_The request_
Quote the data exactly, first line to the line containing "var myChart = echarts.init(dom);", with no pictures.

_Dataset content_
******

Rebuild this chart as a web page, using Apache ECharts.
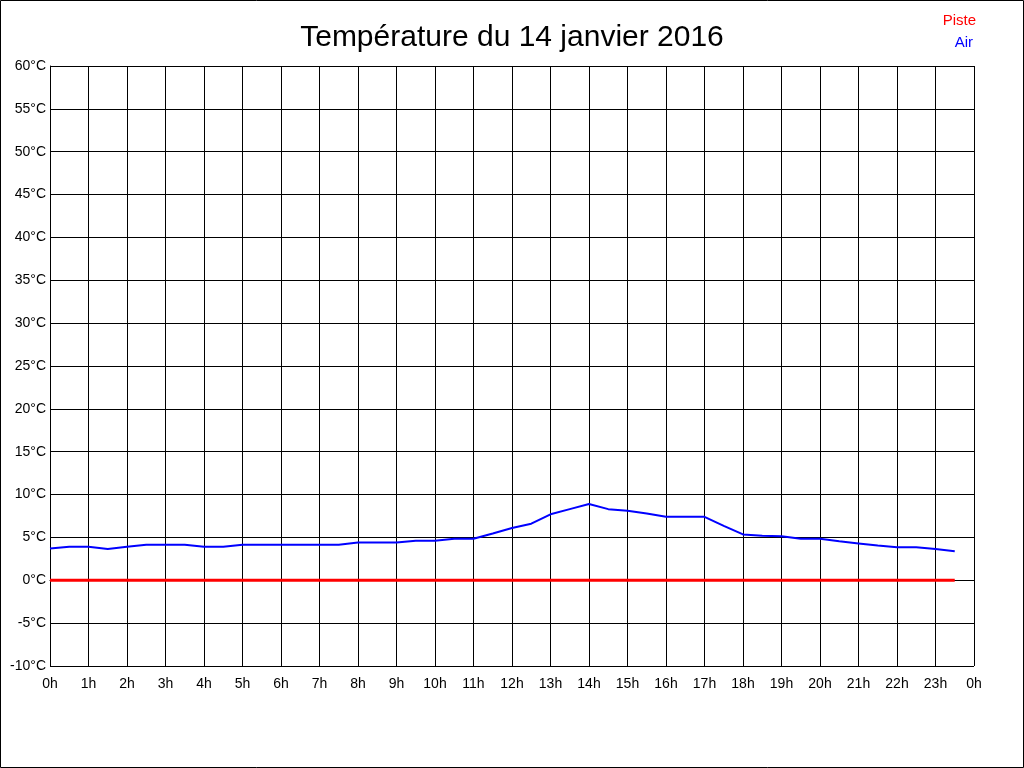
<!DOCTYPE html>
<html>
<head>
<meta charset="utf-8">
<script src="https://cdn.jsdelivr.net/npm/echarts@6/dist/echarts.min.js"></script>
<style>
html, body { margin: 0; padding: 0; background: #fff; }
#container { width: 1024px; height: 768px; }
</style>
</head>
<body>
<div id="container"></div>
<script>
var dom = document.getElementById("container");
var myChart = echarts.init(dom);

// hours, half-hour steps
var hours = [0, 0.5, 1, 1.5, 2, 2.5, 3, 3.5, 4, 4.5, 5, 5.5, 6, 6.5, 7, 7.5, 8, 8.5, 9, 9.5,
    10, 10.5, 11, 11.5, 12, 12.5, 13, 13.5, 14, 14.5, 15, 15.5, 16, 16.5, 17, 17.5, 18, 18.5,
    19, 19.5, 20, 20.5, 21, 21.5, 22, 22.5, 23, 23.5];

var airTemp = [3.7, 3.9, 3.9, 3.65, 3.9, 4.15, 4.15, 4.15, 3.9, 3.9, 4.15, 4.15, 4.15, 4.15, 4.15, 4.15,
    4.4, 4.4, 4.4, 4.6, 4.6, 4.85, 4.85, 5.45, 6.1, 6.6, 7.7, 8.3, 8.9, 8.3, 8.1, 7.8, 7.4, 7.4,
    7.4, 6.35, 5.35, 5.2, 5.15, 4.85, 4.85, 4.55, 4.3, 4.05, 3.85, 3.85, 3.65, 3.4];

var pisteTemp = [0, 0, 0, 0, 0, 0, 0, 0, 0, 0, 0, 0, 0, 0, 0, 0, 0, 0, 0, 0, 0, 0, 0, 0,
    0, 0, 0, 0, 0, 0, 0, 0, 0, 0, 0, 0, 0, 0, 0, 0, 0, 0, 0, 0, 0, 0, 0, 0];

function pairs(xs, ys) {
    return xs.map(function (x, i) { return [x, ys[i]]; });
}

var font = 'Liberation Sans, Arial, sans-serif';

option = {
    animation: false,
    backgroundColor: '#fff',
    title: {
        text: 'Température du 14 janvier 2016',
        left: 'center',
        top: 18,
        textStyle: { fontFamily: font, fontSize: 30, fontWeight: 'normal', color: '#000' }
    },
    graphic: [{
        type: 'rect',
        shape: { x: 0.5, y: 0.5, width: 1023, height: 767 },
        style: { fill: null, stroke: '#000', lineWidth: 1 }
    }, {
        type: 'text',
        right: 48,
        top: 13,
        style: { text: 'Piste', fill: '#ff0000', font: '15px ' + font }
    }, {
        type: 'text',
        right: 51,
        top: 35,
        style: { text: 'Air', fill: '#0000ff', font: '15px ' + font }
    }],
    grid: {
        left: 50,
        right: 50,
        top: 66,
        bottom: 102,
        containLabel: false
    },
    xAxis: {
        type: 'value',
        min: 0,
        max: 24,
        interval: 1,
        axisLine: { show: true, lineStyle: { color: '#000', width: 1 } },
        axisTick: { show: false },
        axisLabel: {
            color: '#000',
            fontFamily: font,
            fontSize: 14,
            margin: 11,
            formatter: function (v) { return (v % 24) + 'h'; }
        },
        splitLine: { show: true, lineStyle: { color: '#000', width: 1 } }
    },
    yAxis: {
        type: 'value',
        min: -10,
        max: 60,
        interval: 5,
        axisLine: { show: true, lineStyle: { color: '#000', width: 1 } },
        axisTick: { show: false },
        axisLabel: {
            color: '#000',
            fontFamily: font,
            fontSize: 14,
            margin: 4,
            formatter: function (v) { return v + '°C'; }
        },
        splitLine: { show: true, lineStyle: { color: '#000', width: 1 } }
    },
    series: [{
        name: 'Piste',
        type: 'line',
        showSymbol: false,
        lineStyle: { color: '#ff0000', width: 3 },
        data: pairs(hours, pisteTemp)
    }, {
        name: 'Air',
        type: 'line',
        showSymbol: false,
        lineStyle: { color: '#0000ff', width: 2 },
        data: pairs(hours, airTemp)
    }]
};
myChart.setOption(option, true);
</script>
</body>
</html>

******

_Expected answer_
Rebuild this chart as a web page, using Apache ECharts.
<!DOCTYPE html>
<html>
<head>
<meta charset="utf-8">
<script src="https://cdn.jsdelivr.net/npm/echarts@6/dist/echarts.min.js"></script>
<style>
html, body { margin: 0; padding: 0; background: #fff; }
#container { width: 1024px; height: 768px; }
</style>
</head>
<body>
<div id="container"></div>
<script>
var dom = document.getElementById("container");
var myChart = echarts.init(dom);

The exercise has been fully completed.